FSA spokesman Louay Al-Miqdad, who attended the New York meetings, told the Weekly that “neither the NCSROF nor anyone in Syria will go to Geneva II without preconditions.”

The FSA was ready to accept any political solution that involved the removal of the regime, he said, adding that “we will continue to fight the regime, not because we love to fight, but because we want to create a just and free democratic country.”

Faeq Al-Mir, a leading figure in the leftist Syrian People’s Party, said that the NCSROF was “ineffective” and incapable of influencing the course of the conflict.

Speaking to the Weekly, Al-Mir said that the best way to end the conflict would be to arm the opposition. But this, he added, was “not the only way”.

According to Al-Mir, no political solution would be possible unless the balance of power was reversed. “Only this will stop the killing and guarantee the departure of Al-Assad and his associates,” he said.

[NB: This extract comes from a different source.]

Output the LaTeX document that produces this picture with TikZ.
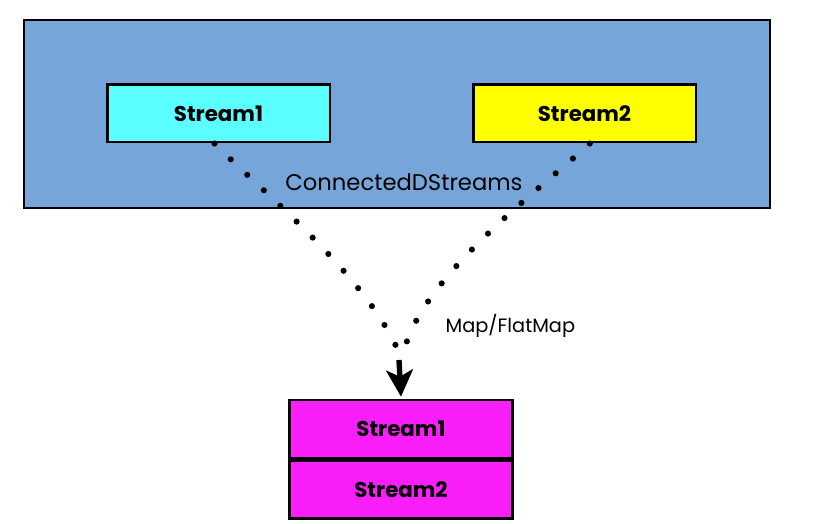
\documentclass[tikz,border=0pt]{standalone}
\usepackage{fontspec}
\setmainfont{Poppins}
\usetikzlibrary{arrows.meta,positioning}
\definecolor{outerblue}{RGB}{118,165,217}
\definecolor{cyanbox}{RGB}{92,255,255}
\definecolor{yellowbox}{RGB}{255,255,0}
\definecolor{magentabox}{RGB}{250,30,250}
\tikzset{
  streambox/.style={draw=black, line width=2pt, minimum width=167pt, minimum height=43pt, inner sep=0pt, font=\fontsize{16}{19}\selectfont\bfseries},
  lowbox/.style={streambox, minimum height=43.5pt},
  dotline/.style={line width=4.6pt, line cap=round, dash pattern=on 0pt off 17pt},
}
\begin{document}
\begin{tikzpicture}[x=0.75pt,y=-0.75pt]
\useasboundingbox (0,0) rectangle (819,524);
\node[draw=black, line width=2pt, fill=outerblue, minimum width=559.5pt, minimum height=141pt, inner sep=0pt] (outer) at (397,114) {};
\node[streambox, fill=cyanbox] (s1) at (218.5,113.5) {Stream1};
\node[streambox, fill=yellowbox] (s2) at (584.5,113.5) {Stream2};
\node[lowbox, fill=magentabox] (b1) at (401,429) {Stream1};
\node[lowbox, fill=magentabox, anchor=north] (b2) at (b1.south) {Stream2};
\coordinate (m) at (396,346);
\coordinate (m2) at (406,344);
\coordinate (tipstart) at (399,360);
\draw[dotline] ([xshift=-3pt]s1.south) .. controls (255,185) and (360,270) .. (m);
\draw[dotline] ([xshift=4pt]s2.south) .. controls (545,185) and (430,270) .. (m2);
\node[font=\fontsize{17}{20}\selectfont] (cds) at (404,182) {ConnectedDStreams};
\draw[line width=4pt, -{Stealth[length=20pt 0 0,width=20pt 0 0,inset=5pt 0]}] (tipstart) -- ([yshift=1.5pt]b1.north);
\node[font=\fontsize{14.5}{17}\selectfont, anchor=west] (mf) at (441,326) {Map/FlatMap};
\end{tikzpicture}
\end{document}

Analysts say that there is some truth in what Al-Mir and other critics of the NCSROF have been saying. The NCSROF has little influence over most fighting groups, such analysts say, and it has tended to place too much emphasis on media appearances. Over the past two years, the NCSROF has also turned down all proposals for a political solution.

The NCSROF’s main aim has been to ask foreign powers for weapons, and now even this quest has been rebuffed. It is now willing to consider a political solution, but it has been unwilling to clarify the scope of this solution. Differences within the NCSROF are also likely to surface once more in the near future.

The disarray of the armed opposition in Syria is no secret, and the FSA’s attempts to bring all the anti-regime forces under its umbrella have only been successful in 30 per cent of cases.

It is also clear that the Syrian regime is averse to any solution, political or otherwise, that threatens or diminishes its current privileges.

For any political solution to succeed, it should be based on a clear programme. It should have a well-thought-out timetable leading to a pluralistic political system, and it should be acceptable to regional and world powers.

Otherwise, any political deal will be meaningless.